--- begin ---

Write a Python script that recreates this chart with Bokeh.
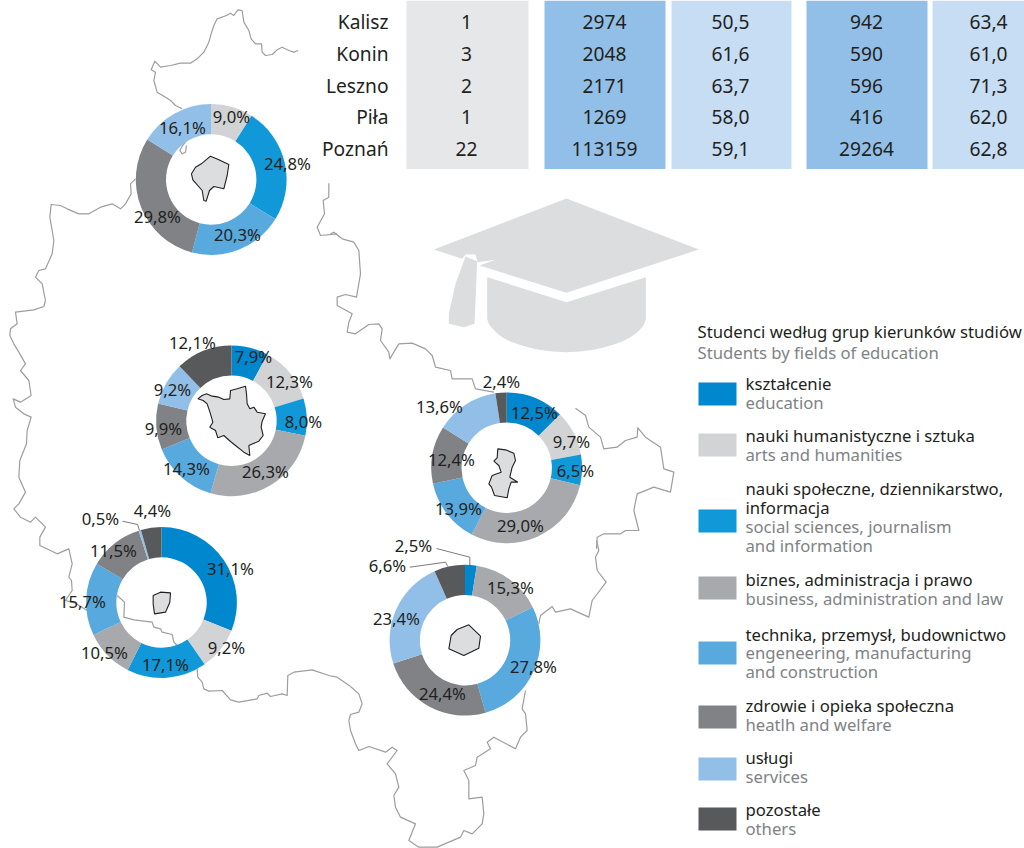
from math import pi
from bokeh.plotting import figure
from bokeh.models import ColumnDataSource, Range1d
from bokeh.core.properties import value
from bokeh.embed import file_html
from bokeh.resources import INLINE

# ---------- data ----------
cities = ["Kalisz", "Konin", "Leszno", "Piła", "Poznań"]
col_schools = ["1", "3", "2", "1", "22"]
col_students = ["2974", "2048", "2171", "1269", "113159"]
col_students_pct = ["50,5", "61,6", "63,7", "58,0", "59,1"]
col_grads = ["942", "590", "596", "416", "29264"]
col_grads_pct = ["63,4", "61,0", "71,3", "62,0", "62,8"]

field_pl = ["kształcenie", "nauki humanistyczne i sztuka", "nauki społeczne, dziennikarstwo,\ninformacja",
            "biznes, administracja i prawo", "technika, przemysł, budownictwo",
            "zdrowie i opieka społeczna", "usługi", "pozostałe"]
field_en = ["education", "arts and humanities", "social sciences, journalism\nand information",
            "business, administration and law", "engeneering, manufacturing\nand construction",
            "heatlh and welfare", "services", "others"]
field_colors = ["#0087CD", "#D1D3D4", "#1198D8", "#A7A9AC", "#58A9DE", "#808285", "#92BFE7", "#58595B"]

# shares per field (field index, percent), clockwise from 12 o'clock
pila_share = [(1, 9.0), (2, 24.8), (4, 20.3), (5, 29.8), (6, 16.1)]
konin_share = [(0, 7.9), (1, 12.3), (2, 8.0), (3, 26.3), (4, 14.3), (5, 9.9), (6, 9.2), (7, 12.1)]
leszno_share = [(0, 31.1), (1, 9.2), (2, 17.1), (3, 10.5), (4, 15.7), (5, 11.5), (6, 0.5), (7, 4.4)]
poznan_share = [(0, 12.5), (1, 9.7), (2, 6.5), (3, 29.0), (4, 13.9), (5, 12.4), (6, 13.6), (7, 2.4)]
kalisz_share = [(0, 2.5), (3, 15.3), (4, 27.8), (5, 24.4), (6, 23.4), (7, 6.6)]

# ---------- geometry ----------
def z(pts, ox=0, oy=0):
    return [ox + a / 3 for a, b in pts], [oy + b / 3 for a, b in pts]

map_top = [(893,150),(880,155),(865,150),(845,140),(830,148),(815,162),(795,165),(785,155),(783,130),(765,130),(752,115),(745,90),(730,65),(725,30),(712,28),(700,45),(690,38),(678,45),(650,55),(640,75),(632,100),(625,125),(610,155),(590,175),(570,188),(540,188),(510,195),(480,200),(463,182),(452,208),(465,215),(460,240),(470,275),(495,290),(510,300),(525,315),(545,325)]
map_hole = [(555,425),(545,437),(538,450),(545,460),(555,455),(558,435)]
map_west1 = [(405,535),(390,550),(392,580),(375,610),(360,625),(335,610),(300,620),(265,640),(235,640),(200,625),(180,615),(152,612),(148,650),(155,690),(160,720),(155,760),(135,805),(115,810),(105,830),(125,850),(135,900)]
map_west2 = [(135,0),(130,18),(100,28),(45,35),(50,70),(30,85),(28,105),(40,130),(55,155),(75,190),(60,210),(85,240),(92,285),(60,305),(38,295),(45,320),(70,340),(92,350),(80,390),(78,430),(58,480),(55,530),(75,575),(55,610),(40,625),(60,650),(90,665),(105,650),(135,680),(118,710),(118,735),(150,750),(170,760),(205,745),(215,790),(205,830),(213,840),(215,870),(195,900),(225,908),(260,930)]
map_south1a = [(350,105),(372,125),(370,170),(400,178),(455,185),(460,200),(480,205),(485,215),(515,222),(520,245),(530,255)]
map_south1b = [(590,325),(592,350),(605,365),(610,385),(625,392),(665,390),(690,418),(715,425),(770,415),(775,405),(800,398),(810,408),(845,400),(860,405),(862,345),(880,335),(935,328),(985,345),(1010,350),(1050,378)]
map_south2 = [(0,438),(25,460),(35,490),(25,515),(0,522),(-5,540),(0,570),(15,610),(25,630),(55,618),(105,635),(125,620),(140,630),(110,670),(135,700),(145,740),(130,765),(135,800),(150,830),(195,850),(175,900),(205,920),(260,920),(330,890),(340,870),(365,880),(395,850),(400,820),(395,770),(355,775),(355,720),(340,690),(375,675),(380,650),(420,625),(410,605),(430,590),(495,625),(510,590),(530,570),(525,520),(515,505),(525,450)]
map_east1 = [(565,250),(570,225),(605,198),(615,215),(660,205),(715,230),(725,180),(767,125),(740,90),(735,50),(745,30),(738,0)]
map_east2 = [(798,1135),(800,1100),(820,1090),(870,1090),(885,1080),(925,1080),(910,1020),(920,970),(970,950),(1020,965),(1030,905),(1000,895),(990,830),(945,800),(922,772),(920,800),(885,810),(860,830),(820,835),(810,800),(775,770),(765,735),(735,713)]
map_north1 = [(490,665),(435,655),(425,625),(365,625),(360,600),(315,590),(305,555),(285,535),(245,518),(205,520),(178,565),(175,545),(150,510),(155,475),(145,460),(115,462),(75,490),(50,485),(55,455),(65,430),(20,405),(20,380),(45,372),(78,380),(90,310),(85,240),(70,215),(35,205),(10,185),(0,190)]
map_north2 = [(1010,700),(960,705),(950,680),(972,640),(968,600),(985,590),(985,548)]

map_parts = [z(map_top), z(map_hole), z(map_west1), z(map_west2, 0, 300), z(map_south1a, 0, 560), z(map_south1b, 0, 560),
             z(map_south2, 350, 540), z(map_east1, 350, 540), z(map_east2, 330, 170), z(map_north1, 330, 170), z(map_north2)]

city_pila = z([(75,17),(100,28),(130,42),(125,75),(115,115),(85,108),(72,120),(62,152),(55,150),(50,120),(22,88),(18,70),(30,50),(50,38)], 185, 150)
city_konin = z([(22,55),(35,45),(48,40),(65,47),(85,50),(100,57),(118,55),(120,30),(140,25),(165,17),(168,40),(170,70),(178,85),(190,80),(200,95),(225,100),(215,122),(212,140),(218,165),(205,182),(175,195),(178,225),(160,215),(135,195),(120,183),(100,165),(82,172),(75,150),(58,140),(67,125),(60,100),(50,70),(38,60)], 190, 380)
city_leszno = z([(458,105),(480,95),(510,97),(508,125),(495,155),(462,160),(458,130)], 0, 560)
city_poznan = z([(52,25),(75,28),(100,38),(105,60),(95,80),(88,110),(112,125),(92,125),(85,145),(80,172),(42,165),(33,140),(25,130),(35,105),(62,95),(55,75),(40,62),(50,52)], 480, 440)
city_kalisz = z([(85,28),(120,62),(115,98),(70,120),(25,100),(32,60),(50,42)], 440, 615)

hat_top = z([(310,237),(708,84),(1105,237),(708,367),(447,285),(495,268),(442,275),(435,252),(405,252),(395,265)], 330, 170)
hat_tassel = z([(405,258),(440,272),(432,460),(400,470),(355,460),(355,430),(375,340)], 330, 170)
hat_base = z([(470,320),(708,395),(946,320),(946,445),(942,458),(935,470),(920,486),(900,500),(877,512),(850,522),(820,531),(790,538),(750,543),(708,545),(666,543),(625,538),(595,531),(565,522),(538,512),(515,500),(497,486),(482,470),(474,458),(470,445)], 330, 170)

donut_layout = [
    (pila_share, 210.7, 179.0, [(231,116),(287,163),(237,234),(157,216),(182,127)]),
    (konin_share, 231.0, 420.3, [(253,356),(289,381),(303,421),(265,471),(186,468),(163,428),(172,389),(192,342)]),
    (leszno_share, 161.0, 602.0, [(230,568),(226,647),(165,664),(104,652),(82,601),(113,550),(100,518),(152,510)]),
    (poznan_share, 506.2, 467.3, [(534,412),(571,441),(575,470),(520,525),(458,508),(451,459),(439,406),(501,381)]),
    (kalisz_share, 464.5, 639.7, [(413,545),(510,587),(533,666),(442,693),(396,618),(387,565)]),
]
R_OUT, R_IN = 75.4, 45.2
leaders = [[(122,520.7),(137,524),(139,530)], [(436,548),(469.3,556.7),(469.3,565)], [(409.3,566.7),(445,561.7),(447.3,566)]]

FONT = value("Noto Sans")
INK, GREY = "#231F20", "#808285"

p = figure(width=1024, height=848, x_range=Range1d(0, 1024), y_range=Range1d(848, 0),
           output_backend="svg", toolbar_location=None, min_border=0,
           x_axis_type=None, y_axis_type=None, background_fill_color="white", border_fill_color="white")
p.outline_line_color = None
p.grid.visible = False

# map
p.multi_line([a for a, b in map_parts], [b for a, b in map_parts], line_color="#9B9DA0", line_width=1.2, line_join="round")

# hat
for part in (hat_top, hat_tassel, hat_base):
    p.patch(part[0], part[1], fill_color="#DCDDDE", line_color=None)

# table
tx0 = [406, 544, 671, 806, 932]
tx1 = [528, 665, 791, 927, 1024]
tcol = ["#E6E7E8", "#92BFE7", "#C6DDF3", "#92BFE7", "#C6DDF3"]
p.quad(left=tx0, right=tx1, top=[0] * 5, bottom=[168.5] * 5, fill_color=tcol, line_color=None)
row_y = [21, 53, 85, 116, 148]
p.text(x=[388] * 5, y=row_y, text=cities, text_align="right", text_baseline="middle", text_font=FONT,
       text_font_size="19.2px", text_color=INK)
for cx, col in zip([466, 604, 730, 866, 988], [col_schools, col_students, col_students_pct, col_grads, col_grads_pct]):
    p.text(x=[cx] * 5, y=row_y, text=col, text_align="center", text_baseline="middle", text_font=FONT,
           text_font_size="19.2px", text_color=INK)

# donuts
for share, cx, cy, pos in donut_layout:
    start, end, cols, cum = [], [], [], 0.0
    total = sum(v for _, v in share)
    for idx, v in share:
        start.append(pi / 2 - 2 * pi * cum / total)
        cum += v
        end.append(pi / 2 - 2 * pi * cum / total)
        cols.append(field_colors[idx])
    src = ColumnDataSource(dict(start=start, end=end, color=cols))
    p.annular_wedge(x=cx, y=cy, inner_radius=R_IN, outer_radius=R_OUT, start_angle="start", end_angle="end",
                    direction="clock", fill_color="color", line_color=None, source=src)

for pts in leaders:
    p.line([a for a, b in pts], [b for a, b in pts], line_color="#58595B", line_width=0.8)

for part in (city_pila, city_konin, city_leszno, city_poznan, city_kalisz):
    p.patch(part[0], part[1], fill_color="#DCDDDE", line_color="#231F20", line_width=1.1)

for share, cx, cy, pos in donut_layout:
    labels = [f"{v:.1f}".replace(".", ",") + "%" for _, v in share]
    p.text(x=[a for a, b in pos], y=[b for a, b in pos], text=labels, text_align="center", text_baseline="middle",
           text_font=FONT, text_font_size="16.7px", text_color=INK)

# legend
p.text(x=[697, 697], y=[331, 352], text=["Studenci według grup kierunków studiów", "Students by fields of education"],
       text_baseline="middle", text_font=FONT, text_font_size="16.7px", text_color=[INK, GREY])
sw_top = [382, 433, 509, 576, 641, 705, 757, 807]
p.quad(left=[698] * 8, right=[736] * 8, top=sw_top, bottom=[t + 23 for t in sw_top], fill_color=field_colors, line_color=None)
line_y = [[383, 402], [435, 454], [488, 507, 526, 545], [579, 598], [634, 652, 671], [705, 724], [757, 776], [809, 828]]
tx, ty, tt, tc = [], [], [], []
for pl, en, ys in zip(field_pl, field_en, line_y):
    rows = [(s, INK) for s in pl.split("\n")] + [(s, GREY) for s in en.split("\n")]
    for (s, c), y in zip(rows, ys):
        tx.append(745); ty.append(y); tt.append(s); tc.append(c)
p.text(x=tx, y=ty, text=tt, text_baseline="middle", text_font=FONT, text_font_size="16.7px", text_color=tc)

open("out.html", "w").write(file_html(p, INLINE))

--- end ---

### Task goal
Skip the pictures, please, and transcribe only the lines from the beginning of the material through the one that contains "from bokeh.resources import INLINE".

### Correct answer
Write a Python script that recreates this chart with Bokeh.
from math import pi
from bokeh.plotting import figure
from bokeh.models import ColumnDataSource, Range1d
from bokeh.core.properties import value
from bokeh.embed import file_html
from bokeh.resources import INLINE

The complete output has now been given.